The Emporion Road: From the West to the East
Tracing Cultural Interaction, Knowledge Transfer, and Connectivity from Prehistory to Late Antiquity#

Interdisciplinary Conference#

Academia Europaea Bucharest Hub#

Academicians’ Club, Academia Română, Calea Victoriei 125, Bucharest
7 May 2026, 9:00-13:30 (Romanian Local Time)#

Endorsed by Class A1 Humanities (History and Archaeology Section), Academia Europaea#

Conveners: Ioannis Liritzis MAE (Chair) and Sorin Antohi MAE#

Event website#



To mark the first anniversary of the Academia Europaea Bucharest Knowledge Hub (established on 9 May 2025 on the basis of an agreement between the Academia Europaea and the Romanian Academy), the first edition of the Hub Days is organized. Two public interdisciplinary conferences are convened on 7-8 May: AI: Beyond Humanity, and The Emporion Road: From the West to the East.

On this occasion, the creation of the Hub’s Cantemir Medal and Ioan Petru Culianu Prize will be announced. The two distinctions are endorsed by the Board of the Academia Europaea.

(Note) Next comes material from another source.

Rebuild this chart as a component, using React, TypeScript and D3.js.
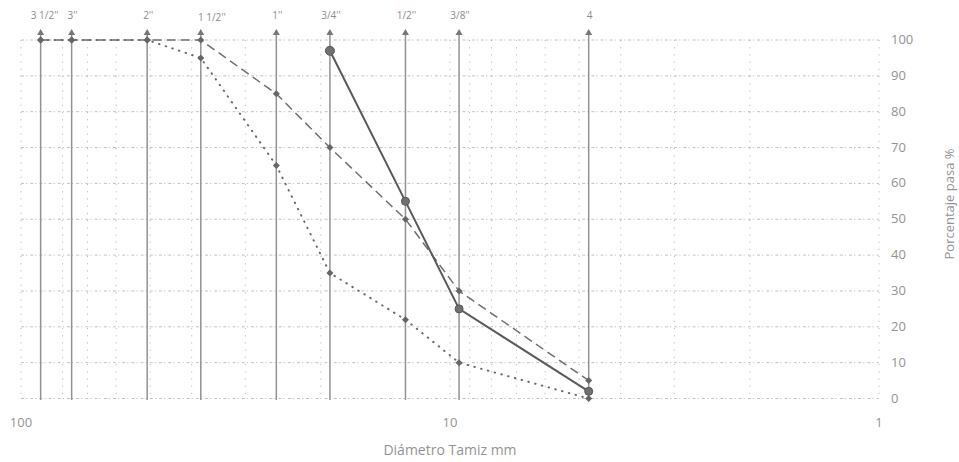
import React from "react";
import * as d3 from "d3";

// Sieve openings (mm) and their labels
const sieveLabels = ["3 1/2''", "3''", "2''", "1 1/2''", "1''", "3/4''", "1/2''", "3/8''", "4"];
const sieveMm = [90, 76.2, 50.8, 38.1, 25.4, 19.05, 12.7, 9.525, 4.75];

// Grading band: upper and lower limits (% passing)
const upperLimit = [100, 100, 100, 100, 85, 70, 50, 30, 5];
const lowerLimit = [100, 100, 100, 95, 65, 35, 22, 10, 0];
// Tested sample (% passing), from 3/4" down
const sample = [null, null, null, null, null, 97, 55, 25, 2];

const yTicks = [0, 10, 20, 30, 40, 50, 60, 70, 80, 90, 100];
const xMajor = [100, 10, 1];

const W = 959;
const H = 462;

export default function App() {
  const x = d3.scaleLog().domain([100, 1]).range([21, 879]);
  const y = d3.scaleLinear().domain([0, 100]).range([398.5, 40]);

  const minorX: number[] = [];
  for (let d = 1; d <= 10; d *= 10) {
    for (let k = 1; k <= 10; k++) minorX.push(k * d);
  }
  const gridX = Array.from(new Set(minorX)).filter((v) => v >= 1 && v <= 100);

  type P = [number, number];
  const pts = (vals: (number | null)[]): P[] =>
    vals
      .map((v, i) => (v == null ? null : ([x(sieveMm[i]), y(v)] as P)))
      .filter((p): p is P => p != null);

  const line = d3.line<P>();

  const upperPts = pts(upperLimit);
  const lowerPts = pts(lowerLimit);
  const samplePts = pts(sample);

  const diamond = (cx: number, cy: number, r: number) =>
    `M${cx},${cy - r}L${cx + r},${cy}L${cx},${cy + r}L${cx - r},${cy}Z`;

  const font = "'Open Sans', 'DejaVu Sans', sans-serif";
  const textCol = "#939393";

  return (
    <div style={{ position: "absolute", left: 0, top: 0 }}>
      <svg width={W} height={H} style={{ display: "block", background: "#fff" }}>
        {/* vertical log grid */}
        {gridX.map((v) => (
          <line
            key={"gx" + v}
            x1={x(v)}
            x2={x(v)}
            y1={y(100)}
            y2={y(0)}
            stroke="#bdbdbd"
            strokeWidth={1}
            strokeDasharray="1.2 6"
          />
        ))}
        {/* horizontal grid */}
        {yTicks.map((t) => (
          <line
            key={"gy" + t}
            x1={x(100)}
            x2={x(1)}
            y1={y(t)}
            y2={y(t)}
            stroke="#c2c2c2"
            strokeWidth={1}
            strokeDasharray="3 2 1.2 3"
          />
        ))}

        {/* sieve reference lines with arrow heads */}
        {sieveMm.map((mm, i) => {
          const sx = x(mm);
          return (
            <g key={"s" + i}>
              <line x1={sx} x2={sx} y1={34} y2={400} stroke="#929292" strokeWidth={1.5} />
              <path d={`M${sx - 3.5},${35}L${sx + 3.5},${35}L${sx},${29}Z`} fill="#777" />
              <text
                x={sx + (i === 3 ? 11 : i === 0 ? 4 : 1)}
                y={i === 3 ? 21 : 19}
                fontSize={10}
                fill="#8c8c8c"
                textAnchor="middle"
                fontFamily={font}
              >
                {sieveLabels[i]}
              </text>
            </g>
          );
        })}

        {/* lower limit (dotted) */}
        <path
          d={line(lowerPts) || ""}
          fill="none"
          stroke="#6a6a6a"
          strokeWidth={2}
          strokeDasharray="0.5 6.5"
          strokeLinecap="round"
        />
        {/* upper limit (dashed) */}
        <path
          d={line(upperPts) || ""}
          fill="none"
          stroke="#707070"
          strokeWidth={1.5}
          strokeDasharray="9 5"
        />
        {/* sample (solid) */}
        <path d={line(samplePts) || ""} fill="none" stroke="#5a5a5a" strokeWidth={2} />

        {lowerPts.map(([px, py], i) => (
          <path key={"ld" + i} d={diamond(px, py, 3.5)} fill="#666" />
        ))}
        {upperPts.map(([px, py], i) => (
          <path key={"ud" + i} d={diamond(px, py, 3.5)} fill="#666" />
        ))}
        {samplePts.map(([px, py], i) => (
          <circle key={"sc" + i} cx={px} cy={py} r={i === 0 ? 4.5 : 4} fill="#707070" stroke="#555" strokeWidth={1} />
        ))}

        {/* right y axis labels */}
        {yTicks.map((t) => (
          <text
            key={"yt" + t}
            x={891}
            y={y(t) + 4}
            fontSize={13}
            fill={textCol}
            fontFamily={font}
          >
            {t}
          </text>
        ))}
        <text
          transform={`translate(954,204) rotate(-90)`}
          textAnchor="middle"
          fontSize={13}
          fill={textCol}
          fontFamily={font}
        >
          Porcentaje pasa %
        </text>

        {/* bottom x axis labels */}
        {xMajor.map((v) => (
          <text
            key={"xm" + v}
            x={x(v)}
            y={427}
            textAnchor="middle"
            fontSize={13}
            fill={textCol}
            fontFamily={font}
          >
            {v}
          </text>
        ))}
        <text x={450} y={455} textAnchor="middle" fontSize={14} fill={textCol} fontFamily={font}>
          Diámetro Tamiz mm
        </text>
      </svg>
    </div>
  );
}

The event is generously sponsored by the Romanian Academy and Banca Transilvania, and supported by numerous partners.

Videos of the event will be streamed, then archived on the Hub’s homepage) and YouTube Channel (Academia Europaea Bucharest Hub – YouTube).

Join Zoom Meeting
Meeting ID: 853 5513 9883
Passcode: 876241



Conference Aims and Conceptual Framework#

The conference seeks to advance scholarly understanding of long-term West–East cultural interaction, emphasizing not only trade routes but the transfer of ideas, technologies, symbolic systems, and methods of knowledge production from prehistory through later antiquity.

While the Silk Road has long dominated narratives of East–West connectivity, this conference foregrounds earlier and parallel interaction networks—maritime, overland, and hybrid—that linked the Aegean, Anatolia, the Near East, the Black Sea, the Steppe corridors, Central Asia, and beyond. These networks functioned as dynamic systems of exchange, facilitating the circulation of scientific practices, artistic styles, religious concepts, educational traditions, and philosophical thought, as well as goods.

A core objective is to move beyond diffusionist or unilateral models and instead examine reciprocal influence, hybridity, and cultural translation. The conference emphasizes evidence-based reconstruction, integrating archaeological datasets, textual sources, linguistics, scientific methods, digital tools, and comparative cultural analysis to better understand how knowledge was transmitted, adapted, and transformed across cultural frontiers.

Special attention will be given to:

  • Mechanisms of interaction (emporia, itinerant specialists, merchants, diplomats, scholars).
  • Media of transmission (material culture, language, education, ritual practice).
  • Archaeological and scientific witnesses as data carriers of intercultural exchange.
  • Methodological innovation, including digital humanities, archaeometry, network analysis, and AI-assisted data synthesis.

The conference aims to produce a step forward in interdisciplinary knowledge integration, offering new models for understanding early globalization, intercultural consciousness, and the foundations of later East–West intellectual encounters.